(Charts and diagrams as code)
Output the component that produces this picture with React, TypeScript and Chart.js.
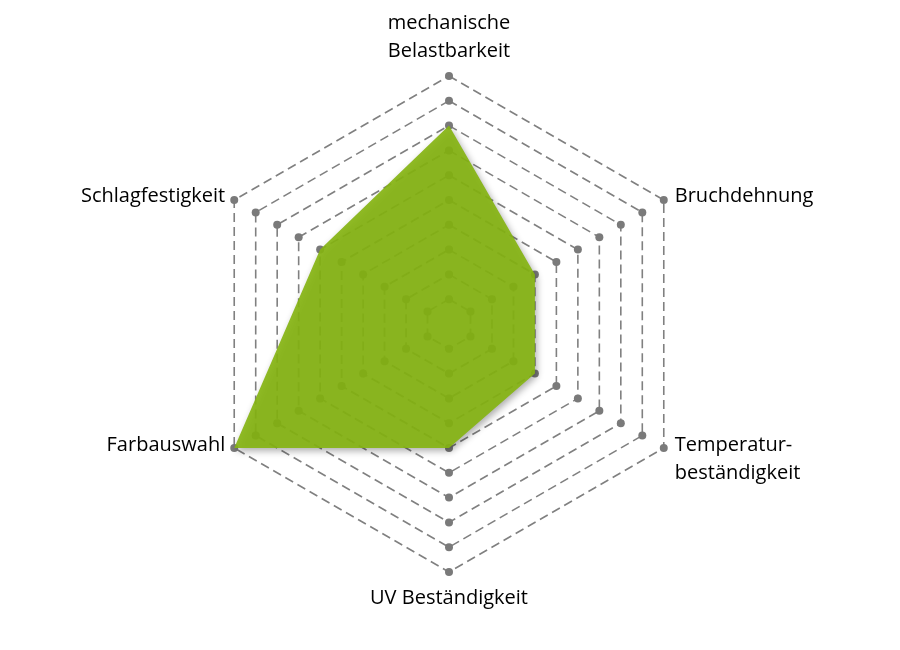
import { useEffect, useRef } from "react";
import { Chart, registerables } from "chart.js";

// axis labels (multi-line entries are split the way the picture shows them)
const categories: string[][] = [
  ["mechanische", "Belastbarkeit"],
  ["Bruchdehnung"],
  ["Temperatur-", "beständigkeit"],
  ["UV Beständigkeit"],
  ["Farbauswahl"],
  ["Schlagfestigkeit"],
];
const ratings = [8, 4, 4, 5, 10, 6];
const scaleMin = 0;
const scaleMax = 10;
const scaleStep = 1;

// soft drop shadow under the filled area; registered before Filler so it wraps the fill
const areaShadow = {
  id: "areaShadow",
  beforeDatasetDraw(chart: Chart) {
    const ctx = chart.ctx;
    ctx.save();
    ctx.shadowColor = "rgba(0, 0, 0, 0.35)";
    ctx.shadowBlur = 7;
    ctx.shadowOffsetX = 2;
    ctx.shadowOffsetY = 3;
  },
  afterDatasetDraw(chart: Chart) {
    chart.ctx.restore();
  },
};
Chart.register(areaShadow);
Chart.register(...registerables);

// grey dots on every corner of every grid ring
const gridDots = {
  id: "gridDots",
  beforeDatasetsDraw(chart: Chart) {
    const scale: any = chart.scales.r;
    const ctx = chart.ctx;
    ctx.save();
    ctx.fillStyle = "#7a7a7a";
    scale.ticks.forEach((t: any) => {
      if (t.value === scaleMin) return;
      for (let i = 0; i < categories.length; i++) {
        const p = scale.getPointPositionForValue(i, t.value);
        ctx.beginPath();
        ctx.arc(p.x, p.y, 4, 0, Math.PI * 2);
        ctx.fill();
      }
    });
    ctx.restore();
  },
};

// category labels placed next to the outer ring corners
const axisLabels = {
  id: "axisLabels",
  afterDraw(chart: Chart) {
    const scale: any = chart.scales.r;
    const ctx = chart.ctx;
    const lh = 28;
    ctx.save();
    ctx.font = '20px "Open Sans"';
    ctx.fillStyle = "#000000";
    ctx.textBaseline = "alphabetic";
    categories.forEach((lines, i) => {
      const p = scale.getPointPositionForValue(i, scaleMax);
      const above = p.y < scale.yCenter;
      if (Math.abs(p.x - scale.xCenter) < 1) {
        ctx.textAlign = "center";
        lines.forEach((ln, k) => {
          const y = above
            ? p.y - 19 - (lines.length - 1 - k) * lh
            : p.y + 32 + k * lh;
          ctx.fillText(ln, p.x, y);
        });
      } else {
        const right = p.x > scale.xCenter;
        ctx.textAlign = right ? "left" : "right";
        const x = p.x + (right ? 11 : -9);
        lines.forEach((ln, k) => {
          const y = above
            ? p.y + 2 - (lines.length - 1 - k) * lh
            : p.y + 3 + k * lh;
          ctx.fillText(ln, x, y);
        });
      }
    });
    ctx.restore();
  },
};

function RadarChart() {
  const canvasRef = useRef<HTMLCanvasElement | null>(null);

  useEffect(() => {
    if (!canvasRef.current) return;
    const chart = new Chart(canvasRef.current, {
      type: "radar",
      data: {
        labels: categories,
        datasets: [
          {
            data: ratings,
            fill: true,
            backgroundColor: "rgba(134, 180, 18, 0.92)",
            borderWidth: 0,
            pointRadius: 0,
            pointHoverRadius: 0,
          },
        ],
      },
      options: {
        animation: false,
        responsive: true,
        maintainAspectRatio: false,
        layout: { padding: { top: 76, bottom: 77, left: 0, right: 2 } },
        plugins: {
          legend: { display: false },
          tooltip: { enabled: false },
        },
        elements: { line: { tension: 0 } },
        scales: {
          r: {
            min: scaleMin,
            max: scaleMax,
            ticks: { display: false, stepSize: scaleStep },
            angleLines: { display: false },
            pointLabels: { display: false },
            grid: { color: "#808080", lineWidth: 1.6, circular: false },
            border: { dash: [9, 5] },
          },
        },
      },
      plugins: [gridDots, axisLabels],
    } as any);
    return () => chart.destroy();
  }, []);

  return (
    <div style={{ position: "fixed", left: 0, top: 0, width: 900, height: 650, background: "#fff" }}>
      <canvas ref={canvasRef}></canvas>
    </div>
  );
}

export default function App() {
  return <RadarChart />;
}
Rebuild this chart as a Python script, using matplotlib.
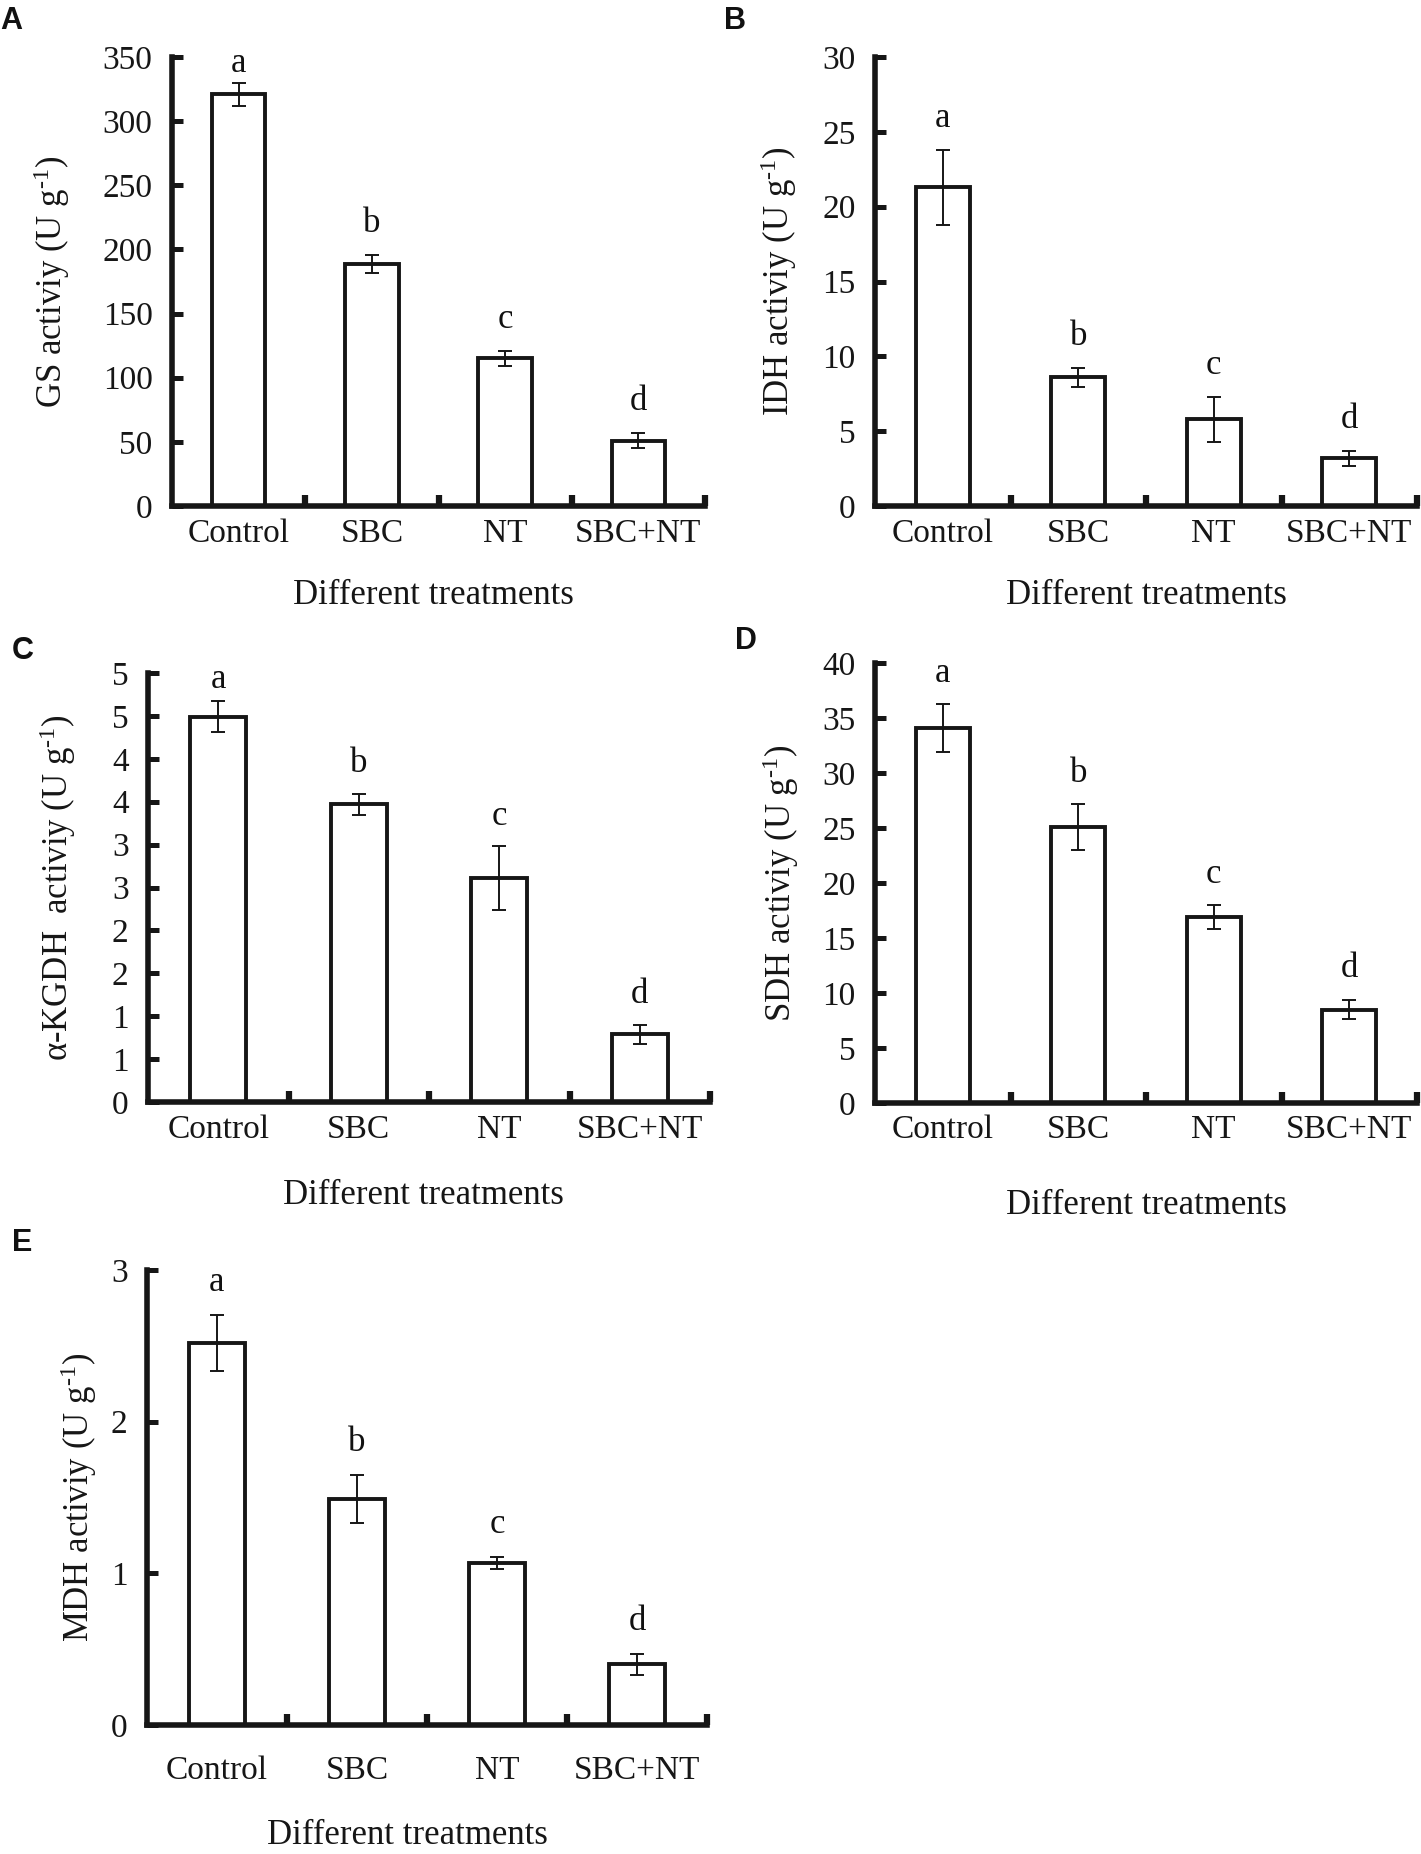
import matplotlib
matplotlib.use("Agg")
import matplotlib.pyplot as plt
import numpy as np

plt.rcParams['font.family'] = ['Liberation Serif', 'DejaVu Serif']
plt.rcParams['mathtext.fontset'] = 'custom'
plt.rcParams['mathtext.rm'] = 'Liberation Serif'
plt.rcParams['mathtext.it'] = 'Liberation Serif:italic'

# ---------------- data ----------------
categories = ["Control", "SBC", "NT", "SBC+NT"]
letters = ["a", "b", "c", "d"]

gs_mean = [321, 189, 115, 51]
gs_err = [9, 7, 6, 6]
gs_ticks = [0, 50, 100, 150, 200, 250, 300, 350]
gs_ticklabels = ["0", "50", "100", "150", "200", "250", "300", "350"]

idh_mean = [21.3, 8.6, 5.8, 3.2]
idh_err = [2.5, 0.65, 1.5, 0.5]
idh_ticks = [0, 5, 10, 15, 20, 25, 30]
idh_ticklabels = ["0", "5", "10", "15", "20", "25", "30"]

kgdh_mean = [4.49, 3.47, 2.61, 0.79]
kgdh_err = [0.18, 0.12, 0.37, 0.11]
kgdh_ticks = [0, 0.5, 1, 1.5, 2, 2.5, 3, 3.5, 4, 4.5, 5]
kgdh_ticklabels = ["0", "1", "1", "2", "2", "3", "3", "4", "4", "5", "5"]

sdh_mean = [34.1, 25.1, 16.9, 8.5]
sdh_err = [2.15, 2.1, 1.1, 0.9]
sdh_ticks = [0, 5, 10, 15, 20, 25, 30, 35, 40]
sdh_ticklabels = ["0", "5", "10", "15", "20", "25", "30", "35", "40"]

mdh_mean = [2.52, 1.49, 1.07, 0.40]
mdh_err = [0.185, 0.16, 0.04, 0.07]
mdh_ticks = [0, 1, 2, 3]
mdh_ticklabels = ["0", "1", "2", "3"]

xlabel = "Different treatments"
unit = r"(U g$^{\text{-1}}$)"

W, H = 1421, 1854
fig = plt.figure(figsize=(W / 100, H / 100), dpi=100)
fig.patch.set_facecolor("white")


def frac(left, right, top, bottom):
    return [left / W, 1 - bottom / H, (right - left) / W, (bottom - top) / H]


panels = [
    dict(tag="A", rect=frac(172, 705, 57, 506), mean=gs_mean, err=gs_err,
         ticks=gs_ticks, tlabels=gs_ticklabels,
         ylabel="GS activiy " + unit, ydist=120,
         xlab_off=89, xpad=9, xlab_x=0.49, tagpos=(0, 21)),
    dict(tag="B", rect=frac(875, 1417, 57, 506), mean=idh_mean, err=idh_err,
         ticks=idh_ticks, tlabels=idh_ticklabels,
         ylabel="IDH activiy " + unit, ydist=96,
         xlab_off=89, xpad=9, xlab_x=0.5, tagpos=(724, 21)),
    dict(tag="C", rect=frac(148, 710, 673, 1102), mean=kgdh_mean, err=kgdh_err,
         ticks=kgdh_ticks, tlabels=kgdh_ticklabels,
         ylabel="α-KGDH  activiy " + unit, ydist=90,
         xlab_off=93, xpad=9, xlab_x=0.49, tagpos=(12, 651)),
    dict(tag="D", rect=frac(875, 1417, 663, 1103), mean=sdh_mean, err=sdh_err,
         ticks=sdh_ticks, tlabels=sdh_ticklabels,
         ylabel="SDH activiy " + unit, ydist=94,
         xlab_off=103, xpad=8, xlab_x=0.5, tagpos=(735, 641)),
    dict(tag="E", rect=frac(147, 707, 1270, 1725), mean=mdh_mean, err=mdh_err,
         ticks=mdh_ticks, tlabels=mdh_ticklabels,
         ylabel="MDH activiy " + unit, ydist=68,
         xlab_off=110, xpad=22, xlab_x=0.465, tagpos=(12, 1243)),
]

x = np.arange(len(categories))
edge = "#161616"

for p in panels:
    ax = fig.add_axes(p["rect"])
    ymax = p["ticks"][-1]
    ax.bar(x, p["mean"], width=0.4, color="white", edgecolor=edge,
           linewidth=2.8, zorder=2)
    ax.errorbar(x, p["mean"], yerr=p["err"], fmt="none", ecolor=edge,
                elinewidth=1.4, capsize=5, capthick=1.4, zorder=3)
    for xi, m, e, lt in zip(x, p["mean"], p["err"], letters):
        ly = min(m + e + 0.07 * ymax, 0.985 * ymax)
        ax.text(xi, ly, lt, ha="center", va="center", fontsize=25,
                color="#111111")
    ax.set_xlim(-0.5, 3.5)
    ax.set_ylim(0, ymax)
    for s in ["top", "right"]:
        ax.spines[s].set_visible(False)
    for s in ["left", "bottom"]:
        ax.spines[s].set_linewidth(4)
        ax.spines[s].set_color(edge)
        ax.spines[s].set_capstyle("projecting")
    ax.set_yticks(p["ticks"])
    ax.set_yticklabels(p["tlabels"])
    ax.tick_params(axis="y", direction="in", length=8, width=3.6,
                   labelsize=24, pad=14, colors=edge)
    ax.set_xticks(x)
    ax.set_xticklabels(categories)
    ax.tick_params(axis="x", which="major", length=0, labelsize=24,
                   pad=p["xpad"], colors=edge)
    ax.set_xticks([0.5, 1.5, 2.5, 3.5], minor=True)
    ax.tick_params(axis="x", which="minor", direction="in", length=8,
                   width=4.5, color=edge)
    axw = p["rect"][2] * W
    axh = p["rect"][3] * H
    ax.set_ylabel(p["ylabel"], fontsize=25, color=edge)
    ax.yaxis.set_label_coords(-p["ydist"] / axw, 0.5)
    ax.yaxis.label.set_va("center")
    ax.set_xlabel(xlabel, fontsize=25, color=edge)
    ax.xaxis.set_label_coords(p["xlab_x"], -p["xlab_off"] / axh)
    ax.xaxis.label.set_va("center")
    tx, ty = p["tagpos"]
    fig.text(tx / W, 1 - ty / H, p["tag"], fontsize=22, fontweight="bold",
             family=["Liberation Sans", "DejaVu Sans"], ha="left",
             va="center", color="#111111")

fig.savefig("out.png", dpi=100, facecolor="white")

__WHAT YOU NEED TO DO__. Write out exactly the opening lines of the data, stopping after the line that holds "const scaleStep = 1;". Exclude pictures.

__RESULT__.
Output the component that produces this picture with React, TypeScript and Chart.js.
import { useEffect, useRef } from "react";
import { Chart, registerables } from "chart.js";

// axis labels (multi-line entries are split the way the picture shows them)
const categories: string[][] = [
  ["mechanische", "Belastbarkeit"],
  ["Bruchdehnung"],
  ["Temperatur-", "beständigkeit"],
  ["UV Beständigkeit"],
  ["Farbauswahl"],
  ["Schlagfestigkeit"],
];
const ratings = [8, 4, 4, 5, 10, 6];
const scaleMin = 0;
const scaleMax = 10;
const scaleStep = 1;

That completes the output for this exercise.